Difference between Concrete X-ray and Concrete Scanning
When it comes to finding out what’s inside a concrete slab, non-destructive options are generally the first choice. The two main options are the use of x-rays or ground penetrating radar (GPR) to “see into” the concrete slab or structure. Both provide a closer look at what’s inside, including rebar, conduit, post-tension cables, and more.
Benefits of Concrete Scanning Using Ground Penetrating Radar
GPR usage is often the first choice when scanning concrete, and for good reason. It’s an extremely effective method of determining what lies inside of concrete structures. Ground penetrating radar is non-destructive and emits no harmful radiation. It can be used to quickly scan large areas with no prior set-up necessary. Access is only needed for one side of a slab or structure, and the radar can generally penetrate depths of 18-24”. GPR use is comparatively lower in cost than other methods such as x-ray imaging.
Benefits of Concrete Imaging Using X-Ray
While concrete x-ray is an older form of technology, it’s extremely effective at providing clear imaging.

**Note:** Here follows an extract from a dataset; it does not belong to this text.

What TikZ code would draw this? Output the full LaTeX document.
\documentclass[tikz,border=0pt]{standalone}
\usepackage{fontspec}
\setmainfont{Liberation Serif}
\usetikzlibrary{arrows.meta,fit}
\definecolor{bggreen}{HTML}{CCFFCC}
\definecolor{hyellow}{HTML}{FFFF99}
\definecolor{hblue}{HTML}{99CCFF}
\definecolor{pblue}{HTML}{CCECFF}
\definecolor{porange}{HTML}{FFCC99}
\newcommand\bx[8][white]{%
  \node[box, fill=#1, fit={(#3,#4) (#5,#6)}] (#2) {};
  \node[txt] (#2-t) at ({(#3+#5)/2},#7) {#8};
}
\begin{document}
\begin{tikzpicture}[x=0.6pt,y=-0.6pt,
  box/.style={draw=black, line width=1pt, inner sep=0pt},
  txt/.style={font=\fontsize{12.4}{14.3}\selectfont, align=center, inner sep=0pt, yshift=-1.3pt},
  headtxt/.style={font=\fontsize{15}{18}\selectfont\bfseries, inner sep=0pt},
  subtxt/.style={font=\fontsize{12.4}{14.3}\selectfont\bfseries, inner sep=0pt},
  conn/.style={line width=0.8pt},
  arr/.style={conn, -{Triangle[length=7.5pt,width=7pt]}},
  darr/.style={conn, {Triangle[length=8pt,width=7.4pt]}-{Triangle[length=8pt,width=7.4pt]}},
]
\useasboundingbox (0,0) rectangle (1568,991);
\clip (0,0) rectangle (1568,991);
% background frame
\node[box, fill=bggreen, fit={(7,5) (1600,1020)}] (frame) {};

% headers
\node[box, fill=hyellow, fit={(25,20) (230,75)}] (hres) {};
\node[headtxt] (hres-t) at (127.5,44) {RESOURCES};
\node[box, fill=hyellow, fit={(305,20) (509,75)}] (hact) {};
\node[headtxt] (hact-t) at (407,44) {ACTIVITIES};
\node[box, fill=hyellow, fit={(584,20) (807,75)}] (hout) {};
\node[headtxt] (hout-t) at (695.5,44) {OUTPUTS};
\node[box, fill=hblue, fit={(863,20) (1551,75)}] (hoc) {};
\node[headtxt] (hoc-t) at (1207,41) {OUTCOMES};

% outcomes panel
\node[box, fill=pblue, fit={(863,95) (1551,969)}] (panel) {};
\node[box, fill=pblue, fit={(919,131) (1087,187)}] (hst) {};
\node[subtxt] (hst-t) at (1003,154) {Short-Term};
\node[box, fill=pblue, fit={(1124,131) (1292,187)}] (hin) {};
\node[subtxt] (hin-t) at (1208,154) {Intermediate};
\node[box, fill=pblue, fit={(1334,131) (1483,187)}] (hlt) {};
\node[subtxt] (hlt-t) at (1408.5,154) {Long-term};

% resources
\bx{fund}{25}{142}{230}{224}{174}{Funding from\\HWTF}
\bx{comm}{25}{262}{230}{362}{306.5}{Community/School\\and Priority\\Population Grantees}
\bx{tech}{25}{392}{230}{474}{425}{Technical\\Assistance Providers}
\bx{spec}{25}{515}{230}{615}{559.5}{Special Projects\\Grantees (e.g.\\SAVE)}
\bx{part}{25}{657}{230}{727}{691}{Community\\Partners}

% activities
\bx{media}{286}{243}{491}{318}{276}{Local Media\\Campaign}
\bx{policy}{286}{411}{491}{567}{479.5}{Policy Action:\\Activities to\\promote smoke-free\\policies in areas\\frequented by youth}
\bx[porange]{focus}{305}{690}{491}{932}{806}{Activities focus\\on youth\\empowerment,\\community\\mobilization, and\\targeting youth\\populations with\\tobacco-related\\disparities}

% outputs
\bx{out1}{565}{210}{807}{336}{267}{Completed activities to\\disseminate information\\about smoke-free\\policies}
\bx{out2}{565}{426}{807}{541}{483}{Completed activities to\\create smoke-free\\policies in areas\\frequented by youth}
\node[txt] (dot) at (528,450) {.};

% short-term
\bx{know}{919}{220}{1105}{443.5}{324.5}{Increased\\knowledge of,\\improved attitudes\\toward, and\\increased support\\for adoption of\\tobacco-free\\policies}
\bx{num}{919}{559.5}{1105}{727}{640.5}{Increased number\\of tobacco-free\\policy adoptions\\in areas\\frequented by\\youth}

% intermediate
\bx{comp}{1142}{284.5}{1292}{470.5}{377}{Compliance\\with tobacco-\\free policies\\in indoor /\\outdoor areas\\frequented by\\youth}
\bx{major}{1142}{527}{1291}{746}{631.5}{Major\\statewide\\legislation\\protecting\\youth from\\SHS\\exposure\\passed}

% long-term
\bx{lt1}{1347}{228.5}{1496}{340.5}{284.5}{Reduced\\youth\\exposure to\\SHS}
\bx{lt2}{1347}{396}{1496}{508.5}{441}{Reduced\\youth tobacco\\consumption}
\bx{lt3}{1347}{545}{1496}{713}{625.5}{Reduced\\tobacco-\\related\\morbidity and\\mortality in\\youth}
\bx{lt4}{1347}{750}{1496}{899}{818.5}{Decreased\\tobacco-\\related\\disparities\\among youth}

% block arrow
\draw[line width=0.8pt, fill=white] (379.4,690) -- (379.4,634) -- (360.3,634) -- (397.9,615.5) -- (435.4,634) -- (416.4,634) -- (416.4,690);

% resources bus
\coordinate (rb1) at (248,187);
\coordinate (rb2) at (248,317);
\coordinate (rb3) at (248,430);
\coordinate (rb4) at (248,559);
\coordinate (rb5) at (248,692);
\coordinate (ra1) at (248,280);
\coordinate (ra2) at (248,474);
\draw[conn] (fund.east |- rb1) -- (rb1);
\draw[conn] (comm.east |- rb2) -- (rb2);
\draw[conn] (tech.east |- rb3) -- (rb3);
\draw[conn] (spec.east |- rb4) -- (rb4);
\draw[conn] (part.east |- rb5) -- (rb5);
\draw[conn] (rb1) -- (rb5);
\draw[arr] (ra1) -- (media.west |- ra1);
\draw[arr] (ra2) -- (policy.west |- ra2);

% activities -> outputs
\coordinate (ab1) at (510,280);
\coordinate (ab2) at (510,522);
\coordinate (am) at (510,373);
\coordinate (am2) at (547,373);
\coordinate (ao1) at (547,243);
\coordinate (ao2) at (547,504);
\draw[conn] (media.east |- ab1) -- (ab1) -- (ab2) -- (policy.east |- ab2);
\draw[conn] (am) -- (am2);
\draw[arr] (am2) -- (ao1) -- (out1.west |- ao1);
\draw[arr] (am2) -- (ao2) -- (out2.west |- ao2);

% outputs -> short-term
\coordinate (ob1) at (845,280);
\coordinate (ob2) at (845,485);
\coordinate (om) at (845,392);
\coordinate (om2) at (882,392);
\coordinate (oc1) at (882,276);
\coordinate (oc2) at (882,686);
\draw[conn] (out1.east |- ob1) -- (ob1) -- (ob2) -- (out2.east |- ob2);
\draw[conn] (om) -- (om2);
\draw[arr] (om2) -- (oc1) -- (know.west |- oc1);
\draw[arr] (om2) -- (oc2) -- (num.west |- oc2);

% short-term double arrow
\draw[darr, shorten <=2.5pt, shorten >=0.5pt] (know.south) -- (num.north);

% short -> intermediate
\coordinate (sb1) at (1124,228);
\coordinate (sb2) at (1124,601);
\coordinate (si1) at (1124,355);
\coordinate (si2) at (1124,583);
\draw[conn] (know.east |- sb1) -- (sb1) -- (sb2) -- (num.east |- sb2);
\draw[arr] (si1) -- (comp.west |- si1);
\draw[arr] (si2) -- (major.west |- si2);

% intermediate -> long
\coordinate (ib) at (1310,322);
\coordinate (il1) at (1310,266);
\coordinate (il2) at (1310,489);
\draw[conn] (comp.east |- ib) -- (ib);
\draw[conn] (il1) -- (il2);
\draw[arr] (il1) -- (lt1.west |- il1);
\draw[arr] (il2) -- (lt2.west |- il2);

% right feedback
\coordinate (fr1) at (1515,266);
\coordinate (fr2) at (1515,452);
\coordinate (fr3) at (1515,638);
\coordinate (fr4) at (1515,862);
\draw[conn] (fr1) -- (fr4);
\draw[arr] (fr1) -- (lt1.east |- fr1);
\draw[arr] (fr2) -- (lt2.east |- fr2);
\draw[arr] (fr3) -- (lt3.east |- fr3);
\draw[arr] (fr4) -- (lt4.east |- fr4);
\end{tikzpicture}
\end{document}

X-ray is generally considered more precise than GPR scanning since there is less room for interpretation of the results. The x-ray is able to show more detail about the condition of embedded objects such as rebar- it’s even possible to show areas of corrosion or other defects.
Why Choose GPR versus X-Ray for Concrete Imaging?

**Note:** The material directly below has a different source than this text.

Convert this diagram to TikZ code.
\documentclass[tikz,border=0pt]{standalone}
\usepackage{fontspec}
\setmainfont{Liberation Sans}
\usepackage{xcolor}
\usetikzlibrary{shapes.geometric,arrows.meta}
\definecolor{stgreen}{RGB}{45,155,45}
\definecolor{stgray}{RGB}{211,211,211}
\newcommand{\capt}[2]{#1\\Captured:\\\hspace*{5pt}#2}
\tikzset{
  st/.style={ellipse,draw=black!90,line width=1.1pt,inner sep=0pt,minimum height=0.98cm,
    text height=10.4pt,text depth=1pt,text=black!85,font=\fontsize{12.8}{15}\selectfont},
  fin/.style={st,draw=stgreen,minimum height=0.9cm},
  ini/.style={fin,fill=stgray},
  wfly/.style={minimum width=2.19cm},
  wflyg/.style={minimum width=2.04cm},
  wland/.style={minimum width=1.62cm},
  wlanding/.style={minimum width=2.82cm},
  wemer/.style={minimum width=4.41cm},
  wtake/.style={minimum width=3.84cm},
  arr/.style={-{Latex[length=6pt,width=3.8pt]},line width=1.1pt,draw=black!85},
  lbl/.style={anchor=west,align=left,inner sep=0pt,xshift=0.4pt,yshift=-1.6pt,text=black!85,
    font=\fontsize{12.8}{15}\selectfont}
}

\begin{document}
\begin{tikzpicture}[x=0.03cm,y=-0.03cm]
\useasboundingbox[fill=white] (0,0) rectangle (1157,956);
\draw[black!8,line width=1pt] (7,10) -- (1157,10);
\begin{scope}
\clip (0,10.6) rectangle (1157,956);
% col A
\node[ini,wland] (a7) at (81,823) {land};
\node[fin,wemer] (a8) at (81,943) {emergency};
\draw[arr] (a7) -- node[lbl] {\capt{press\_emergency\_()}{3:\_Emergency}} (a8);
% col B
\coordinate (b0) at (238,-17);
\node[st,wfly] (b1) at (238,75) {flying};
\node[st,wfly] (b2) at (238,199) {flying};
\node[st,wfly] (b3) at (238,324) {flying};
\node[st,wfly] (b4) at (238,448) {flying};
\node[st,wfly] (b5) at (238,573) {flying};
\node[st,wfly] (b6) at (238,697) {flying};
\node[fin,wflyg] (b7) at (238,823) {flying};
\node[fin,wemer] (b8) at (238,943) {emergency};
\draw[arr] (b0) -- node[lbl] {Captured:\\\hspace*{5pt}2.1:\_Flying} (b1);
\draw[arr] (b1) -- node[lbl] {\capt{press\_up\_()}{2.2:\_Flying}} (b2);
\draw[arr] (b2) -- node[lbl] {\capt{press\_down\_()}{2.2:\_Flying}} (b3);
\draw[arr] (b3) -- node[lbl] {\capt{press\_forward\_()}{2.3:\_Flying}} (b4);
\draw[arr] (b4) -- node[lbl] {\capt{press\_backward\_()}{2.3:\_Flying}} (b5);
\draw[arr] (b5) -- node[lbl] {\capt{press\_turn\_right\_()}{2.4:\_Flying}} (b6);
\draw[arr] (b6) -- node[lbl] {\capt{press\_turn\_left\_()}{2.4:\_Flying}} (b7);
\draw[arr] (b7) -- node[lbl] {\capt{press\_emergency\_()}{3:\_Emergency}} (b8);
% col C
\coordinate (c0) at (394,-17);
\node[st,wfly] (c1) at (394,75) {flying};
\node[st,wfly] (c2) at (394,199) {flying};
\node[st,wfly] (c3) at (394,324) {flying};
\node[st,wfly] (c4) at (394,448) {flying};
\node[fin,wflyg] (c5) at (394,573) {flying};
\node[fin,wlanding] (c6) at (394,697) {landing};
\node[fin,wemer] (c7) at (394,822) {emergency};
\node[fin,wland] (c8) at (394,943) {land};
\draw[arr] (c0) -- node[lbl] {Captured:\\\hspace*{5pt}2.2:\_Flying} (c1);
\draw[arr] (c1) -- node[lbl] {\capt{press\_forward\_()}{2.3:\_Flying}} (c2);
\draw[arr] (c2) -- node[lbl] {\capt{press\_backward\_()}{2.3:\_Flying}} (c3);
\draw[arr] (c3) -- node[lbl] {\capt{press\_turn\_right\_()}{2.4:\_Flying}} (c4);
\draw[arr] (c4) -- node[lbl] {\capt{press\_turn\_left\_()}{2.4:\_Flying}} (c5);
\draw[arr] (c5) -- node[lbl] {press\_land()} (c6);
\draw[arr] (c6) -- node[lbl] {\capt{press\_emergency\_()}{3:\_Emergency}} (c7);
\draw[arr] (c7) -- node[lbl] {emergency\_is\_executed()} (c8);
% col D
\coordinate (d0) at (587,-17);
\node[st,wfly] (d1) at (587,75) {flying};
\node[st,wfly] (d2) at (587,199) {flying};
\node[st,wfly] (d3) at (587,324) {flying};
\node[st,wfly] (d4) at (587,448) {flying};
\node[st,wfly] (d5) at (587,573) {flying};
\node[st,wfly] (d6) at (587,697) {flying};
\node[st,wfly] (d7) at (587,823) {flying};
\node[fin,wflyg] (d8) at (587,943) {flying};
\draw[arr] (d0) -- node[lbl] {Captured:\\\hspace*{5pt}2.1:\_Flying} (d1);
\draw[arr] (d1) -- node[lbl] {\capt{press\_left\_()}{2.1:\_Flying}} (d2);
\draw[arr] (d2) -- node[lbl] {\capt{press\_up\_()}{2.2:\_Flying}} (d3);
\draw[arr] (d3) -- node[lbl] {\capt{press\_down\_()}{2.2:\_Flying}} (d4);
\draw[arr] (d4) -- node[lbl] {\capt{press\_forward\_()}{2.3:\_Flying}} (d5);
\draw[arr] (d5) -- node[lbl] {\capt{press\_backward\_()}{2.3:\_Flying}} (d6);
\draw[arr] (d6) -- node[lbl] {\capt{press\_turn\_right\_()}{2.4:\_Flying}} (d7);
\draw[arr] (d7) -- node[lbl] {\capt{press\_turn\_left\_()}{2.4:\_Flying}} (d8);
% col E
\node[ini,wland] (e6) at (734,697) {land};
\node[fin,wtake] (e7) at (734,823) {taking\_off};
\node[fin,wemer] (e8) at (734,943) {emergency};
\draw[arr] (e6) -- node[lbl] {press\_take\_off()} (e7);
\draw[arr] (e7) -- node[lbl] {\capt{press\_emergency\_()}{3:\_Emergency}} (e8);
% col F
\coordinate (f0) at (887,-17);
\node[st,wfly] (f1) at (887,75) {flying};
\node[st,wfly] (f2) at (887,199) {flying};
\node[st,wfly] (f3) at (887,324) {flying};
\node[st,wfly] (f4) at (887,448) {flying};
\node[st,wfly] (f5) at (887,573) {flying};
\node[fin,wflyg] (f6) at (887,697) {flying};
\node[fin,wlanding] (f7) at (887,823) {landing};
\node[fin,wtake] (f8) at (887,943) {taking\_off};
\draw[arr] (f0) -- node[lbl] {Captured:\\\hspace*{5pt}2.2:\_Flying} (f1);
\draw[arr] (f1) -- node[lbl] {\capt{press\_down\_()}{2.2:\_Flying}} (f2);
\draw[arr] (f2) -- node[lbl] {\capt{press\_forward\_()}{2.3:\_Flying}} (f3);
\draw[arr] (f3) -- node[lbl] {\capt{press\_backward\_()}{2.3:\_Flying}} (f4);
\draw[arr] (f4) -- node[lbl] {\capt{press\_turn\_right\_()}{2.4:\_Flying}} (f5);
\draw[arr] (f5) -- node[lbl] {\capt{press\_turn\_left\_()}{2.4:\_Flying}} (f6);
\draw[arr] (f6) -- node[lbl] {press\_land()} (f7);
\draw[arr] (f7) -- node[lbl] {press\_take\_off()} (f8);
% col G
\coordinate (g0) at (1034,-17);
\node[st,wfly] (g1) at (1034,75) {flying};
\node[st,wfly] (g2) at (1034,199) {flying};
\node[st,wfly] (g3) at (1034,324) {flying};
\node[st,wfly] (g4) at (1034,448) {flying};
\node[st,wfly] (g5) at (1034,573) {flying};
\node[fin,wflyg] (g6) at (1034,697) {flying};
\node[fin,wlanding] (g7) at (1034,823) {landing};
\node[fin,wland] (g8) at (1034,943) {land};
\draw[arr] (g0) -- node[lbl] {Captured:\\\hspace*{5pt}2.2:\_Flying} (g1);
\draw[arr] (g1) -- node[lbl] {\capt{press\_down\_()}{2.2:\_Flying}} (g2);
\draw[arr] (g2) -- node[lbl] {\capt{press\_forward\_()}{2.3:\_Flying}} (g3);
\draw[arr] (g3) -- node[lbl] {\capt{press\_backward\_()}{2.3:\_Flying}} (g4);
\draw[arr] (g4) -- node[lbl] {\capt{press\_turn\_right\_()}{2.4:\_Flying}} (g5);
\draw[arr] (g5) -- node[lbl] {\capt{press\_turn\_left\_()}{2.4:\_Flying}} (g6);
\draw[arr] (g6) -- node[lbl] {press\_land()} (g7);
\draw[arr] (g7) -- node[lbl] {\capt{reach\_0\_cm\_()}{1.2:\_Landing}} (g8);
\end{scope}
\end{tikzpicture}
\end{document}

GPR scanning is the #1 choice for concrete scanning and imaging due to its speed, efficiency, accuracy and cost effectiveness. X-ray imaging requires access to both sides of the concrete making it difficult to use in many instances. The use of x-ray imaging also emits harmful radiation to technicians and those in the area- special precautions must be taken to ensure site safety. For this reason x-ray work is generally performed after hours, adding to the overall cost. The x-ray process is slower than GPR scanning, and images must be developed off-site as opposed to the immediate results which can be provided when using GPR. X-ray images may be inadvertently flipped by the technician interpreting the results, leading to an incorrect analysis.

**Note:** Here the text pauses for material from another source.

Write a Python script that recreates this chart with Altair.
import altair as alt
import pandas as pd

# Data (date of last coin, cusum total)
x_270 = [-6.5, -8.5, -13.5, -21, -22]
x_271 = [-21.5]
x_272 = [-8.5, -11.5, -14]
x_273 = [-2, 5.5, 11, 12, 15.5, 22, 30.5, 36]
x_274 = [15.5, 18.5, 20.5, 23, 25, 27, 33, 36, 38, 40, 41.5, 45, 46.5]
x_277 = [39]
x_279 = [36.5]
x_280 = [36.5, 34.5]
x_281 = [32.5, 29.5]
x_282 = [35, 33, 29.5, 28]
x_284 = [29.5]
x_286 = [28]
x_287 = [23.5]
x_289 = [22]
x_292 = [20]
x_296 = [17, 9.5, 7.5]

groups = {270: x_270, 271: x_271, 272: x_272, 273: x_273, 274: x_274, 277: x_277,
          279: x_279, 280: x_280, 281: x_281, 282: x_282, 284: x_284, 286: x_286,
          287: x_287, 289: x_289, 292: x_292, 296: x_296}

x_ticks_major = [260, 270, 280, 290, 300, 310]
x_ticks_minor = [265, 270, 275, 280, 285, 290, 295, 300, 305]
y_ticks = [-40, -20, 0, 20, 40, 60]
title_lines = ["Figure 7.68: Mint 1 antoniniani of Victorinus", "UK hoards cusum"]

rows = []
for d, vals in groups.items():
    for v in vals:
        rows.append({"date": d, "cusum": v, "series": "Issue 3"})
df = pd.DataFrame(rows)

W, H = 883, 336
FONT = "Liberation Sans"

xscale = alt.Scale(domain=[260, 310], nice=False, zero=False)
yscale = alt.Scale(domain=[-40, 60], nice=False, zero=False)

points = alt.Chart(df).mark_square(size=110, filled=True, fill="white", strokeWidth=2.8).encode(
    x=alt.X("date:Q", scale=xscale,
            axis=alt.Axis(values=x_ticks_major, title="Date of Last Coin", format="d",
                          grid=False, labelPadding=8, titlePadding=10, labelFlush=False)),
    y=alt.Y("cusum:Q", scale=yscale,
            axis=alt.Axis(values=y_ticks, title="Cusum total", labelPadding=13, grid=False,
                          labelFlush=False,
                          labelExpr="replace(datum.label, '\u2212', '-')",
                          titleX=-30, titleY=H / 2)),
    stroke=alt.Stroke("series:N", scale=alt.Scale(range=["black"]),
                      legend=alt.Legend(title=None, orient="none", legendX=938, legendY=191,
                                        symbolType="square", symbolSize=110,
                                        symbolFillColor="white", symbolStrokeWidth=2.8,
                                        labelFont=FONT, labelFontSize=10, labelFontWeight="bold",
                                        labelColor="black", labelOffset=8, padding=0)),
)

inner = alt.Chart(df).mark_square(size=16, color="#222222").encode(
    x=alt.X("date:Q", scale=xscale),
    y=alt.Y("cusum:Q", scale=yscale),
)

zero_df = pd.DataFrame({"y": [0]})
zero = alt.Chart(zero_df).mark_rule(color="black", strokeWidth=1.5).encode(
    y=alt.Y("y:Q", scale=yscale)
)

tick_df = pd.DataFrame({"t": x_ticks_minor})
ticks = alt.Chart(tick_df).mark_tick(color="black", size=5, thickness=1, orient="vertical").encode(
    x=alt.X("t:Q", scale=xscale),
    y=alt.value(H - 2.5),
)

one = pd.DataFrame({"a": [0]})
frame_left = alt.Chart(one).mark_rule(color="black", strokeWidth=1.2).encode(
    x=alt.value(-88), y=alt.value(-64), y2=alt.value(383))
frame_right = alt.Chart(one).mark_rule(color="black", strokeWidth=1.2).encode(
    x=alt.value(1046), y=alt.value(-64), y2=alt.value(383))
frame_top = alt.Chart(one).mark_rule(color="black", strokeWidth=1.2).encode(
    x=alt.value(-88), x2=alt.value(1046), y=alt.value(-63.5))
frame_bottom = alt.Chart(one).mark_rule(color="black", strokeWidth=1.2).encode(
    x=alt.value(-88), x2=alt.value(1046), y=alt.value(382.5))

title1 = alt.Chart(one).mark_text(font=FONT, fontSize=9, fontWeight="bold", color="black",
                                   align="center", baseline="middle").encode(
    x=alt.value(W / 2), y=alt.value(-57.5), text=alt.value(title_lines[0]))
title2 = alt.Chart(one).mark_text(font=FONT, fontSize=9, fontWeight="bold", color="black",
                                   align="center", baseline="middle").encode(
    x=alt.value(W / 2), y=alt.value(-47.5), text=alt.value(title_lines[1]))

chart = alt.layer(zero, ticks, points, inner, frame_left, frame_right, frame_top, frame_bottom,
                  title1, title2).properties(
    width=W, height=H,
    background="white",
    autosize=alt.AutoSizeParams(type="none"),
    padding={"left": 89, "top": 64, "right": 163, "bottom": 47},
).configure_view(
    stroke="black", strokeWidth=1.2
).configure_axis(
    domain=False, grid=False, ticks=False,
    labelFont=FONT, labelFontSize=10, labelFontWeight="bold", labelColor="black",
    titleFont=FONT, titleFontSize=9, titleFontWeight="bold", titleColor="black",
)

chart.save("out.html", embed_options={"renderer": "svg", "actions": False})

Ground penetrating radar is considered the go-to technology for concrete scanning, though accurate interpretation of results is dependent upon properly trained technicians. Ground penetrating radar has fewer limitations that x-ray imaging and the quality of the results is generally more than sufficient for most applications. Use of x-ray may be advisable when GPR scanning is unable to pick up necessary detail, or in an instance where tight tolerances call for absolute precision.